US and Afghan officials say another main Afghan Taliban faction based in Pakistan is the Quetta Shura, run by a leadership council headed by reclusive Afghan Taliban chief Mullah Mohammad Omar.
US commanders say the faction is run from the city of Quetta in Pakistan's southwestern Baluchistan province. Its fighter infiltrate into southern Afghanistan from a Pashtun-dominated region on the border. Pakistan denies that the Quetta Shura exists.
How about the former anti-Soviet fighters?
Another faction fighting in Afghanistan with links in Pakistan is the Hezb-i-Islami, run by Gulbuddin Hekmatyar. He, too, was a veteran guerrilla commander during the Soviet war. Hekmatyar was then the Afghan faction leader closest to Pakistan. His whereabouts are not known and while most of his men are believed to be inside eastern Afghanistan his group has support among Afghan refugees in Pakistan.

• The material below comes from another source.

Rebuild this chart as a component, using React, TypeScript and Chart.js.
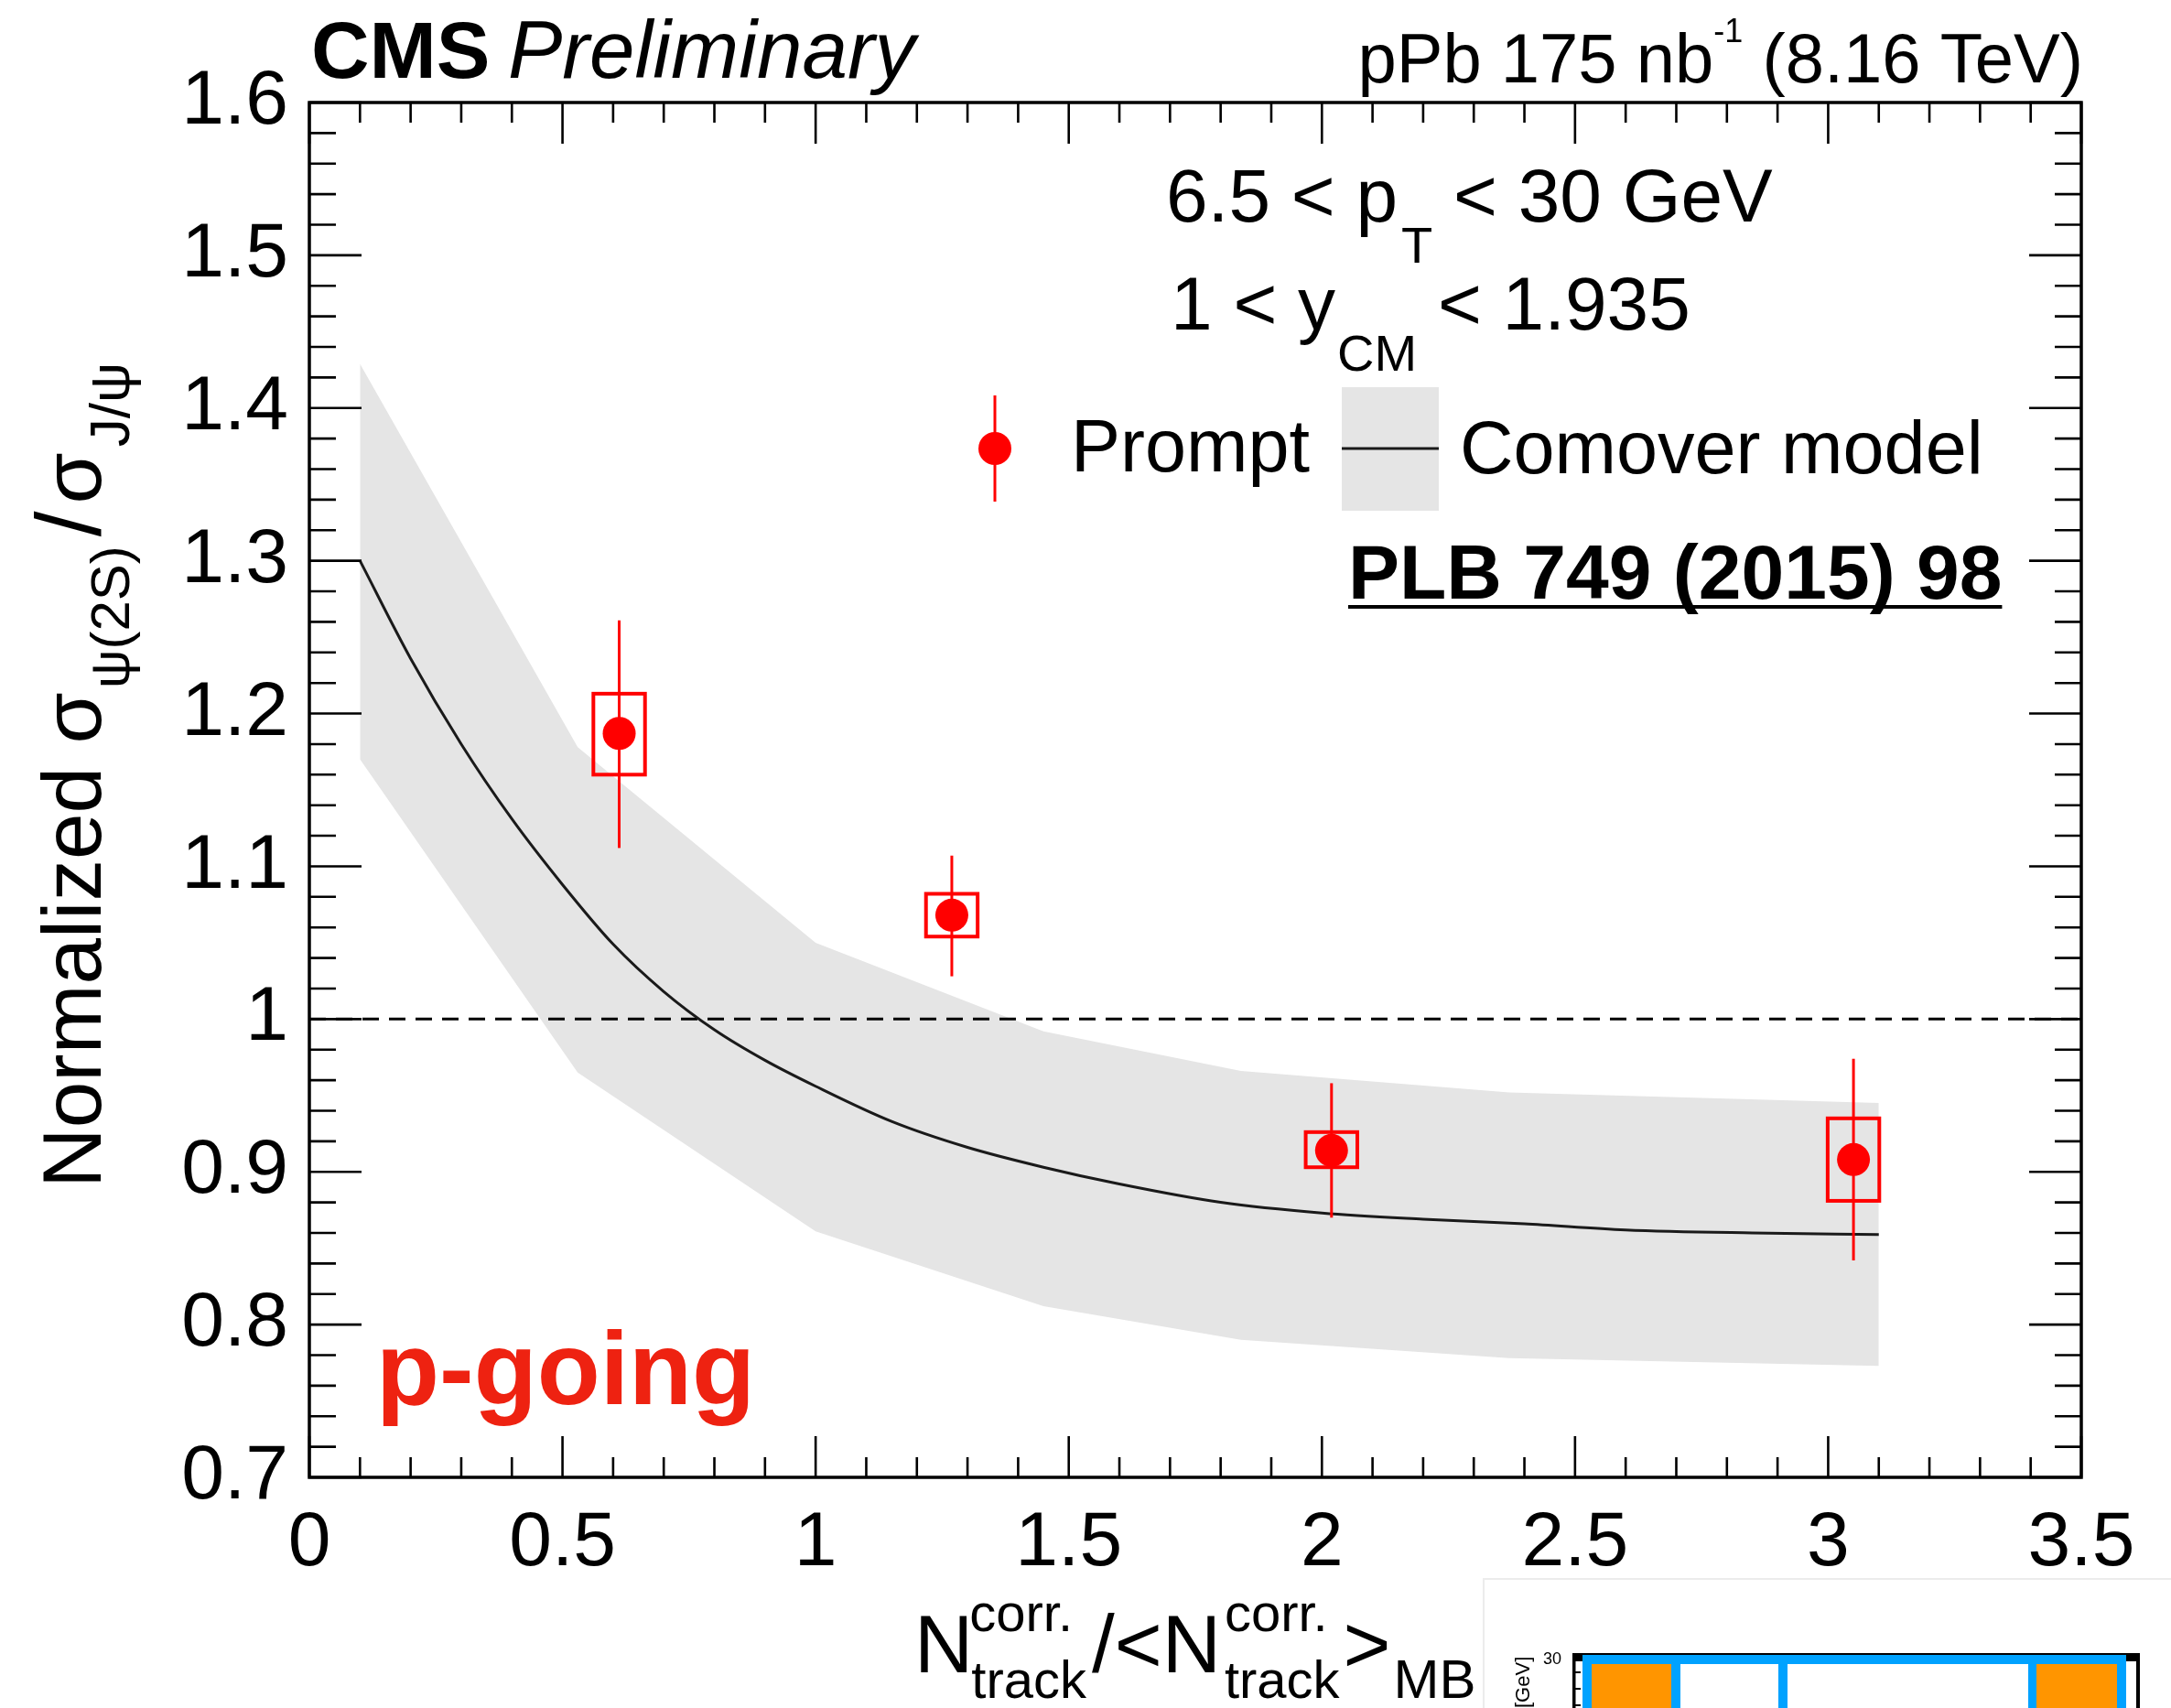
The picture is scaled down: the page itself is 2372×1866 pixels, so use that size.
import React, { useEffect, useRef } from 'react';
import { Chart, registerables } from 'chart.js';

Chart.register(...registerables);

const FONT = '"Liberation Sans", Arial, Helvetica, sans-serif';
const RED = '#ff0000';
const BAND_GREY = '#e5e5e5';

// ---- axis ticks ----
const X_TICKS = [0, 0.5, 1, 1.5, 2, 2.5, 3, 3.5];
const X_TICK_LABELS = ['0', '0.5', '1', '1.5', '2', '2.5', '3', '3.5'];
const Y_TICKS = [0.7, 0.8, 0.9, 1.0, 1.1, 1.2, 1.3, 1.4, 1.5, 1.6];
const Y_TICK_LABELS = ['0.7', '0.8', '0.9', '1', '1.1', '1.2', '1.3', '1.4', '1.5', '1.6'];

// ---- Prompt data (p-going) ----
const PROMPT_X = [0.612, 1.269, 2.019, 3.05];
const PROMPT_Y = [1.187, 1.068, 0.914, 0.908];
const STAT_LO = [1.112, 1.028, 0.87, 0.842];
const STAT_HI = [1.261, 1.107, 0.958, 0.974];
const SYST_LO = [1.16, 1.054, 0.903, 0.881];
const SYST_HI = [1.213, 1.082, 0.926, 0.935];
const SYST_HALF_WIDTH = 0.051;

// ---- Comover model band ----
const BAND_X = [0.1, 0.53, 1.0, 1.45, 1.84, 2.37, 3.1];
const BAND_HI = [1.429, 1.178, 1.05, 0.992, 0.966, 0.952, 0.945];
const BAND_LO = [1.17, 0.965, 0.861, 0.812, 0.79, 0.778, 0.773];

// ---- Comover model central curve ----
const CURVE_X = [0.1, 0.2, 0.3, 0.4, 0.5, 0.6, 0.7, 0.8, 0.9, 1.0, 1.15, 1.3, 1.45, 1.6, 1.8, 2.0, 2.2, 2.4, 2.6, 2.85, 3.1];
const CURVE_Y = [1.3, 1.236, 1.18, 1.131, 1.088, 1.049, 1.018, 0.993, 0.973, 0.956, 0.933, 0.916, 0.903, 0.892, 0.88, 0.873, 0.869, 0.866, 0.862, 0.86, 0.859];

const REF_LINE_Y = 1.0;
const X_RANGE = [0, 3.5];
const Y_RANGE = [0.7, 1.6];

function font(size: number, weight = 'normal', style = 'normal') {
  return `${style} ${weight} ${size}px ${FONT}`;
}

function seg(ctx: CanvasRenderingContext2D, text: string, x: number, y: number, size: number, weight = 'normal', style = 'normal') {
  ctx.font = font(size, weight, style);
  ctx.fillText(text, x, y);
  return x + ctx.measureText(text).width;
}

function widthOf(ctx: CanvasRenderingContext2D, text: string, size: number, weight = 'normal', style = 'normal') {
  ctx.font = font(size, weight, style);
  return ctx.measureText(text).width;
}

const rootPlugin = {
  id: 'rootStyle',
  beforeDatasetDraw(chart: any, args: any) {
    if (args.index !== 0) return;
    const ctx: CanvasRenderingContext2D = chart.ctx;
    const xs = chart.scales.x;
    const ys = chart.scales.y;
    ctx.save();
    ctx.strokeStyle = RED;
    for (let i = 0; i < PROMPT_X.length; i++) {
      const x0 = xs.getPixelForValue(PROMPT_X[i] - SYST_HALF_WIDTH);
      const x1 = xs.getPixelForValue(PROMPT_X[i] + SYST_HALF_WIDTH);
      const y0 = ys.getPixelForValue(SYST_HI[i]);
      const y1 = ys.getPixelForValue(SYST_LO[i]);
      ctx.lineWidth = 4;
      ctx.strokeRect(x0, y0, x1 - x0, y1 - y0);
      const px = xs.getPixelForValue(PROMPT_X[i]);
      ctx.lineWidth = 3;
      ctx.beginPath();
      ctx.moveTo(px, ys.getPixelForValue(STAT_HI[i]));
      ctx.lineTo(px, ys.getPixelForValue(STAT_LO[i]));
      ctx.stroke();
    }
    ctx.restore();
  },
  afterDraw(chart: any) {
    const ctx: CanvasRenderingContext2D = chart.ctx;
    const xs = chart.scales.x;
    const ys = chart.scales.y;
    const { left, right, top, bottom } = chart.chartArea;
    ctx.save();

    // frame
    ctx.strokeStyle = '#000';
    ctx.lineWidth = 3.5;
    ctx.strokeRect(left, top, right - left, bottom - top);

    // ticks on all four sides
    ctx.lineWidth = 2.6;
    ctx.beginPath();
    for (let k = 0; k <= 35; k++) {
      const v = X_RANGE[0] + k * 0.1;
      const px = xs.getPixelForValue(v);
      const len = k % 5 === 0 ? 45 : 22;
      ctx.moveTo(px, bottom);
      ctx.lineTo(px, bottom - len);
      ctx.moveTo(px, top);
      ctx.lineTo(px, top + len);
    }
    for (let k = 0; k <= 45; k++) {
      const v = Y_RANGE[0] + k * 0.02;
      const py = ys.getPixelForValue(v);
      const len = k % 5 === 0 ? 57 : 29;
      ctx.moveTo(left, py);
      ctx.lineTo(left + len, py);
      ctx.moveTo(right, py);
      ctx.lineTo(right - len, py);
    }
    ctx.stroke();

    ctx.fillStyle = '#000';
    ctx.textBaseline = 'alphabetic';
    ctx.textAlign = 'left';

    // CMS Preliminary
    seg(ctx, 'CMS', 340, 85, 88, 'bold');
    seg(ctx, 'Preliminary', 555, 85, 89, 'normal', 'italic');

    // lumi label (right aligned)
    {
      const w = widthOf(ctx, 'pPb 175 nb', 76) + widthOf(ctx, '-1', 36) + widthOf(ctx, ' (8.16 TeV)', 76);
      let x = 2276 - w;
      x = seg(ctx, 'pPb 175 nb', x, 90, 76);
      x = seg(ctx, '-1', x, 46, 36);
      seg(ctx, ' (8.16 TeV)', x, 90, 76);
    }

    // kinematic cuts
    {
      let x = seg(ctx, '6.5 < p', 1274, 242, 82);
      x = seg(ctx, 'T', x + 4, 287, 56);
      seg(ctx, ' < 30 GeV', x, 242, 82);
      x = seg(ctx, '1 < y', 1279, 360, 82);
      x = seg(ctx, 'CM', x + 2, 405, 56);
      seg(ctx, ' < 1.935', x, 360, 82);
    }

    // legend
    {
      ctx.strokeStyle = RED;
      ctx.fillStyle = RED;
      ctx.lineWidth = 3;
      ctx.beginPath();
      ctx.moveTo(1087, 432);
      ctx.lineTo(1087, 548);
      ctx.stroke();
      ctx.beginPath();
      ctx.arc(1087, 490, 18, 0, Math.PI * 2);
      ctx.fill();
      ctx.fillStyle = '#000';
      seg(ctx, 'Prompt', 1170, 515, 81);
      ctx.fillStyle = BAND_GREY;
      ctx.fillRect(1466, 423, 106, 135);
      ctx.strokeStyle = '#1a1a1a';
      ctx.lineWidth = 3;
      ctx.beginPath();
      ctx.moveTo(1466, 490);
      ctx.lineTo(1572, 490);
      ctx.stroke();
      ctx.fillStyle = '#000';
      seg(ctx, 'Comover model', 1595, 517, 81);
      const endX = seg(ctx, 'PLB 749 (2015) 98', 1473, 654, 84, 'bold');
      ctx.fillRect(1473, 661, endX - 1473, 4);
    }

    // p-going
    ctx.fillStyle = '#ee2211';
    seg(ctx, 'p-going', 411, 1534, 113, 'bold');

    // x-axis title
    ctx.fillStyle = '#000';
    {
      const base = 1827;
      const sup = base - 45;
      const sub = base + 28;
      let x = seg(ctx, 'N', 999, base, 89);
      let a = seg(ctx, 'corr.', x - 4, sup, 58);
      let b = seg(ctx, 'track', x - 2, sub, 58);
      x = Math.max(a, b) + 6;
      x = seg(ctx, '/<N', x, base, 89);
      a = seg(ctx, 'corr.', x + 4, sup, 58);
      b = seg(ctx, 'track', x + 4, sub, 58);
      x = Math.max(a, b) + 4;
      x = seg(ctx, '>', x, base, 89);
      seg(ctx, 'MB', x + 3, sub, 60);
    }

    // y-axis title (rotated)
    {
      ctx.save();
      ctx.translate(110, 1298);
      ctx.rotate(-Math.PI / 2);
      let x = seg(ctx, 'Normalized σ', 0, 0, 91);
      x = seg(ctx, 'ψ(2S)', x + 4, 31, 60);
      x = seg(ctx, '/', x + 10, 0, 100);
      x = seg(ctx, 'σ', x + 8, 0, 91);
      seg(ctx, 'J/ψ', x + 6, 31, 62);
      ctx.restore();
    }

    // fragment of a neighbouring figure (bottom right corner)
    {
      ctx.strokeStyle = '#ececec';
      ctx.lineWidth = 2;
      ctx.strokeRect(1621, 1725, 900, 300);
      ctx.fillStyle = '#000';
      ctx.fillRect(1718, 1806, 620, 9);
      ctx.fillRect(1718, 1806, 3.5, 80);
      ctx.fillRect(2334, 1806, 4, 80);
      ctx.fillRect(1718, 1826, 9, 2);
      ctx.fillRect(1718, 1844, 9, 2);
      ctx.fillRect(1718, 1862, 9, 2);
      seg(ctx, '30', 1686, 1818, 18);
      ctx.save();
      ctx.translate(1671, 1866);
      ctx.rotate(-Math.PI / 2);
      seg(ctx, '[GeV]', 0, 0, 22);
      ctx.restore();
      ctx.fillStyle = '#ffffff';
      ctx.fillRect(2323, 1815, 11, 60);
      ctx.fillStyle = '#00a2ff';
      ctx.fillRect(1729, 1808, 594, 10);
      ctx.fillRect(1729, 1808, 10, 70);
      ctx.fillRect(1826, 1808, 10, 70);
      ctx.fillRect(1943, 1808, 10, 70);
      ctx.fillRect(2216, 1808, 9, 70);
      ctx.fillRect(2313, 1808, 10, 70);
      ctx.fillStyle = '#ff9500';
      ctx.fillRect(1739, 1818, 87, 60);
      ctx.fillRect(2225, 1818, 88, 60);
    }

    ctx.restore();
  },
};

export default function App() {
  const canvasRef = useRef<HTMLCanvasElement | null>(null);

  useEffect(() => {
    document.body.style.margin = '0';
    const canvas = canvasRef.current;
    if (!canvas) return;

    const pts = (xs: number[], ys: number[]) => xs.map((x, i) => ({ x, y: ys[i] }));

    const chart = new Chart(canvas, {
      type: 'line',
      data: {
        datasets: [
          {
            label: 'Prompt',
            data: pts(PROMPT_X, PROMPT_Y),
            showLine: false,
            pointRadius: 18,
            pointBackgroundColor: RED,
            pointBorderWidth: 0,
            borderColor: RED,
          } as any,
          {
            label: 'Comover model',
            data: pts(CURVE_X, CURVE_Y),
            borderColor: '#1a1a1a',
            borderWidth: 3,
            pointRadius: 0,
            cubicInterpolationMode: 'monotone',
            fill: false,
          },
          {
            label: 'ref',
            data: [{ x: X_RANGE[0], y: REF_LINE_Y }, { x: X_RANGE[1], y: REF_LINE_Y }],
            borderColor: '#000',
            borderWidth: 3,
            borderDash: [18, 11],
            pointRadius: 0,
            fill: false,
          },
          {
            label: 'band hi',
            data: pts(BAND_X, BAND_HI),
            borderWidth: 0,
            borderColor: 'rgba(0,0,0,0)',
            backgroundColor: BAND_GREY,
            pointRadius: 0,
            tension: 0,
            fill: '+1',
          },
          {
            label: 'band lo',
            data: pts(BAND_X, BAND_LO),
            borderWidth: 0,
            borderColor: 'rgba(0,0,0,0)',
            pointRadius: 0,
            tension: 0,
            fill: false,
          },
        ],
      },
      options: {
        responsive: false,
        animation: false,
        devicePixelRatio: 1,
        layout: { padding: { left: 0, top: 112, right: 98, bottom: 0 } },
        plugins: {
          legend: { display: false },
          tooltip: { enabled: false },
          title: { display: false },
        },
        scales: {
          x: {
            type: 'linear',
            min: X_RANGE[0],
            max: X_RANGE[1],
            afterBuildTicks: (s: any) => {
              s.ticks = X_TICKS.map((v) => ({ value: v }));
            },
            afterFit: (s: any) => {
              s.height = 1866 - 1614;
            },
            grid: { display: false, drawTicks: false },
            border: { display: false },
            ticks: {
              padding: 22,
              color: '#000',
              font: { family: FONT, size: 84 },
              maxRotation: 0,
              autoSkip: false,
              callback: (_v: any, i: number) => X_TICK_LABELS[i],
            },
          },
          y: {
            type: 'linear',
            min: Y_RANGE[0],
            max: Y_RANGE[1],
            afterBuildTicks: (s: any) => {
              s.ticks = Y_TICKS.map((v) => ({ value: v }));
            },
            afterFit: (s: any) => {
              s.width = 338;
            },
            grid: { display: false, drawTicks: false },
            border: { display: false },
            ticks: {
              padding: 23,
              color: '#000',
              font: { family: FONT, size: 84 },
              autoSkip: false,
              callback: (_v: any, i: number) => Y_TICK_LABELS[i],
            },
          },
        },
      } as any,
      plugins: [rootPlugin],
    });

    return () => chart.destroy();
  }, []);

  return (
    <div style={{ position: 'fixed', left: 0, top: 0, width: 2372, height: 1866, background: '#fff' }}>
      <canvas ref={canvasRef} width={2372} height={1866} style={{ display: 'block', width: 2372, height: 1866 }} />
    </div>
  );
}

What is Pakistan's position?
Pakistan is fighting the groups that pose the greatest danger to it, the ones attacking security forces and setting off bombs in its cities. Pakistan has a tradition of using Islamist fighters for foreign policy aims and analysts say it is nervous about the growing influence of old rival India in Afghanistan, and about the prospect of US forces pulling out and leaving the country in chaos.
For these reasons, analysts say, Pakistan is reluctant to begin hostilities with groups that pose no danger to it and which could provide leverage in Afghanistan, and a safe bet for pursuing a long-term goal of a friendly Kabul government, especially if attempts gather pace to bring elements of Afghan factions into some kind of peace deal.
What does the us want?
The United States, while praising action against the Pakistani Taliban, is also pressing Islamabad to go after the Afghan factions. Announcing his strategy for the Afghan war in December, US President Barack Obama said the United States would not tolerate militant havens in Pakistan.
Gates said making a distinction between Pakistani Taliban and their Afghan allies was counterproductive and he called for Pakistan to pressure Afghan factions. But Gates, keen to build trust with the Pakistani military, did not repeat the usual US call to “do more.” He said it was up to Pakistan to decide when to act.